Apenas para no momento seguinte dizer que seus patrões eram muito
bons para ela. Porque assim é o mundo: contraditório. E
as pessoas não se explicam por teses fáceis de almanaque.
Elas são exploradas, mas sabem. Vai ouvir a história do
jovem que perde o irmão, pacato, quieto, fuzileiro, com um tiro
no rosto na frente da família, e que declara aos pais que a partir
daquele dia não tem mais amor à vida. O tom dos pais é
triste, mas nem um pouco condenatório. Ao contrário do que
nos ensinam os manuais eles deram sim casa, comida e educação
ao garoto. Mas como explicar para ele o tiro na cara do irmão?

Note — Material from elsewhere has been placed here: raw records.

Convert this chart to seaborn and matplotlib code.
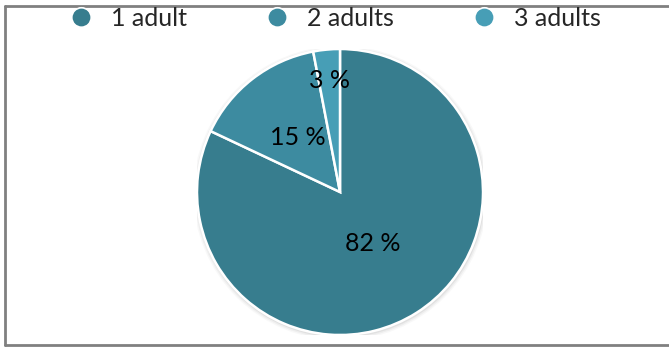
import numpy as np
import matplotlib
matplotlib.use("Agg")
import matplotlib.pyplot as plt
import seaborn as sns
from matplotlib.lines import Line2D

categories = ["1 adult", "2 adults", "3 adults"]
values = [82, 15, 3]
label_texts = ["82 %", "15 %", "3 %"]
colors = ["#377D8E", "#3D8BA0", "#479EB6"]
label_dist = [0.43, 0.48, 0.78]

sns.set_theme(style="white")
plt.rcParams['font.family'] = ['Lato', 'DejaVu Sans']

fig = plt.figure(figsize=(6.69, 3.47), dpi=100)
ax = fig.add_axes([197/669, 12/347, 286/669, 286/347])

# soft shadow
for r, a in [(1.03, 0.05), (1.02, 0.08), (1.01, 0.12)]:
    ax.add_patch(plt.Circle((0.004, -0.008), r, color="gray", alpha=a, lw=0, zorder=0))

wedges, _ = ax.pie(values, colors=colors, startangle=90, counterclock=False,
                   wedgeprops=dict(edgecolor="white", linewidth=1.8))
for w in wedges:
    w.set_zorder(2)

total = sum(values)
cum = 0
for v, t, d in zip(values, label_texts, label_dist):
    mid = 90 - 360 * (cum + v / 2) / total
    cum += v
    ax.text(d * np.cos(np.radians(mid)), d * np.sin(np.radians(mid)), t,
            ha="center", va="center", fontsize=18, color="black", zorder=5)
ax.set_xlim(-1, 1)
ax.set_ylim(-1, 1)
ax.set_aspect("equal")
ax.axis("off")

handles = [Line2D([], [], marker="o", linestyle="", markersize=14,
                  markerfacecolor=c, markeredgecolor="white", markeredgewidth=1.2)
           for c in colors]
fig.legend(handles, categories, loc="center", bbox_to_anchor=(0.5, 1 - 18/347), ncol=3,
           frameon=False, fontsize=18, handletextpad=0.7, columnspacing=3.1,
           handlelength=1.0, borderpad=0.1)

# frame
fig.add_artist(Line2D([5/669, 669/669], [1 - 5.5/347, 1 - 5.5/347], color="#808080", lw=2, transform=fig.transFigure))
fig.add_artist(Line2D([5/669, 5/669], [1 - 5.5/347, 1 - 344.5/347], color="#808080", lw=2, transform=fig.transFigure))
fig.add_artist(Line2D([5/669, 669/669], [1 - 344.5/347, 1 - 344.5/347], color="#808080", lw=2, transform=fig.transFigure))

fig.savefig("out.png", dpi=100)
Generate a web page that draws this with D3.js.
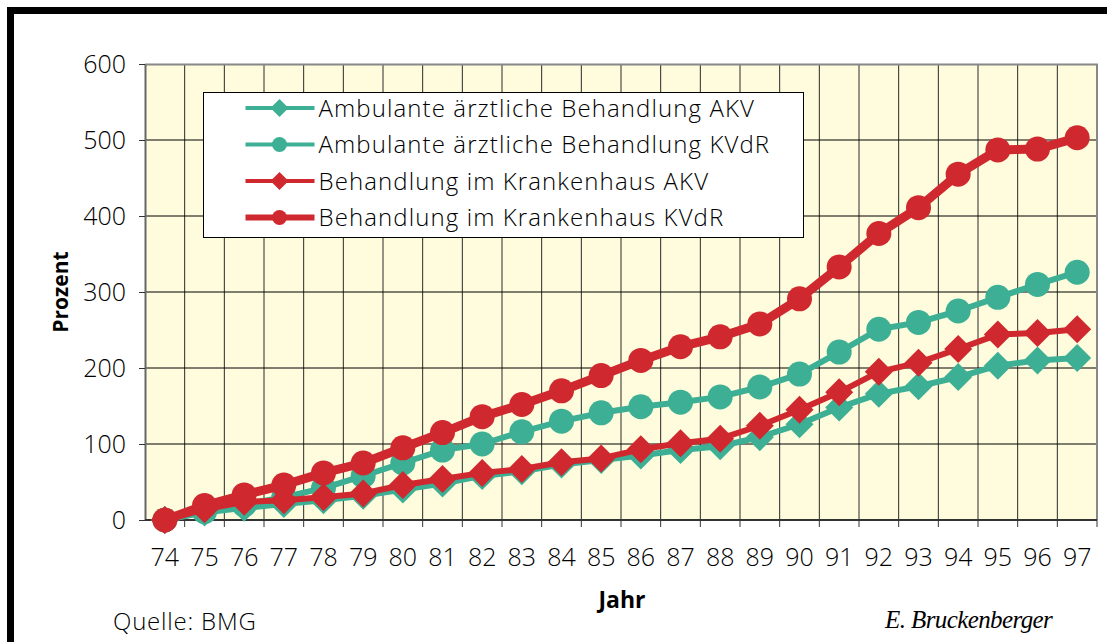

E como explicar o outro homem que diz que "ali leva uma vida boa"?
E os que não trocam o morro por lugar nenhum, que se ganhassem
dinheiro compravam um apartamento no asfalto, alugavam e viviam de renda,
no morro? Como explicar??
Não se explica, se constata e se aprende.
E Coutinho aprende. Aprende e ensina. Ensina que, mesmo com tantas horas
de material bruto precisando ser condensadas em pouco mais de uma hora
e quinze de filme, sempre há espaço para o silêncio
e o vazio, pois ele significa mais do que o clichê do que seja um
"fato", mesmo no documentário. Ensina ainda que aquela
gente sabe o papel que cumpre na sociedade brasileira. Por isso uma delas
pergunta quando a câmera chega: "Você quer pobreza mesmo?"
A sofisticação do raciocínio desta frase só
se aprende no dia a dia da exploração por políticos,
jornalistas, "cidadãos do bem". Assim como D. Djanira
capricha no português e pergunta jocosa: "Falei bonito?"
Sim, D, Djanira, a madame certamente gostou. "O povo é bom".
Coutinho sabe disso. Sabe o suficiente para deixar ele decidir quando
acabou o filme. É deles o "corta", numa imagem simbólica
do cinema de Coutinho. E que mostra que sabe que o filme acaba, mas a
vida continua, depois dele tem churrasco, tem fogos, tem até tiroteio.
E que, apesar da impressão da madame só durar uma hora e
quinze, o povo continua bom. E ruim. Que nem ela.